There has been a $$-cost to the Company, but early action has prevented adverse customer impact.
Conclusion
If we, as reliability engineers, don’t present analysis in a form that engenders belief and buy-in, then are wasting our time. We have to deal with real-world issues, often with imperfect data. If we claim to be certain when we shouldn’t be, our colleagues will learn to mistrust us. If we hide behind uncertainty, and don’t interpret to show likely outcomes or a conclusion that allows for the uncertainty, then we are requiring people less expert in our field to take responsibility we are unwilling to take. They will not respect us.
The middle ground is to acknowledge and explain the sources of uncertainty, to show what you’ve done to minimize it, and to highlight the conclusions you can still make, notwithstanding the uncertainty. When presenting your analysis, highlight the basis for your concern, highlight key take-away points, and translate your analysis into commonly used metrics. Recommend action, and be part of the solution.
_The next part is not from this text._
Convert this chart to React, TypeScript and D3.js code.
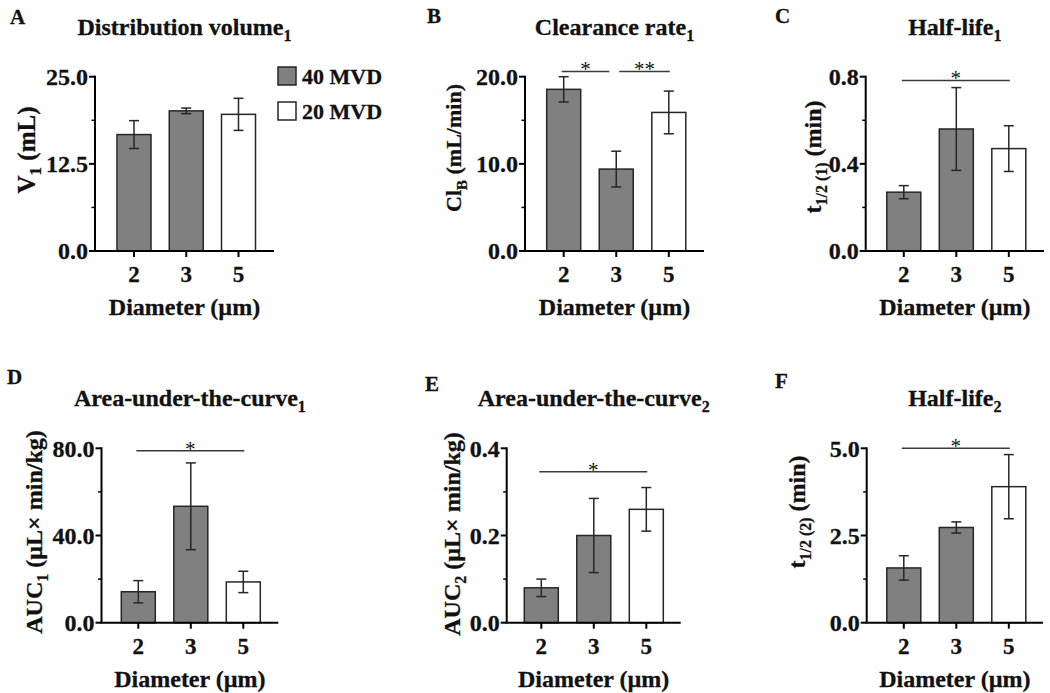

In this way, you will generate trust and respect, and you will be effective in achieving product reliability.
Ask a question or send along a comment. Please login to view and use the contact form.Please share your stories. If you would like to comment on this article or pass on your experience, please contact me via the Contact Form below. For further information, visit my Contact Page, or visit my website www.lwcreliability.com.
SPYROS VRACHNAS says
I enjoyed reading your article, especially the Case Study. What did your RCA of the failures show?
Was it a design deficiency or manufacturing/assembly defects?
Les Warrington says
Hi Spiros,
The RCA found fatigue failure of solder joints due to thermal fatigue. This had been considered during design analysis and modelled results had looked good. However, the modelling detail to account for material property variability had been imperfectly “keyed in”. A lesson was learned. It was a design weakness.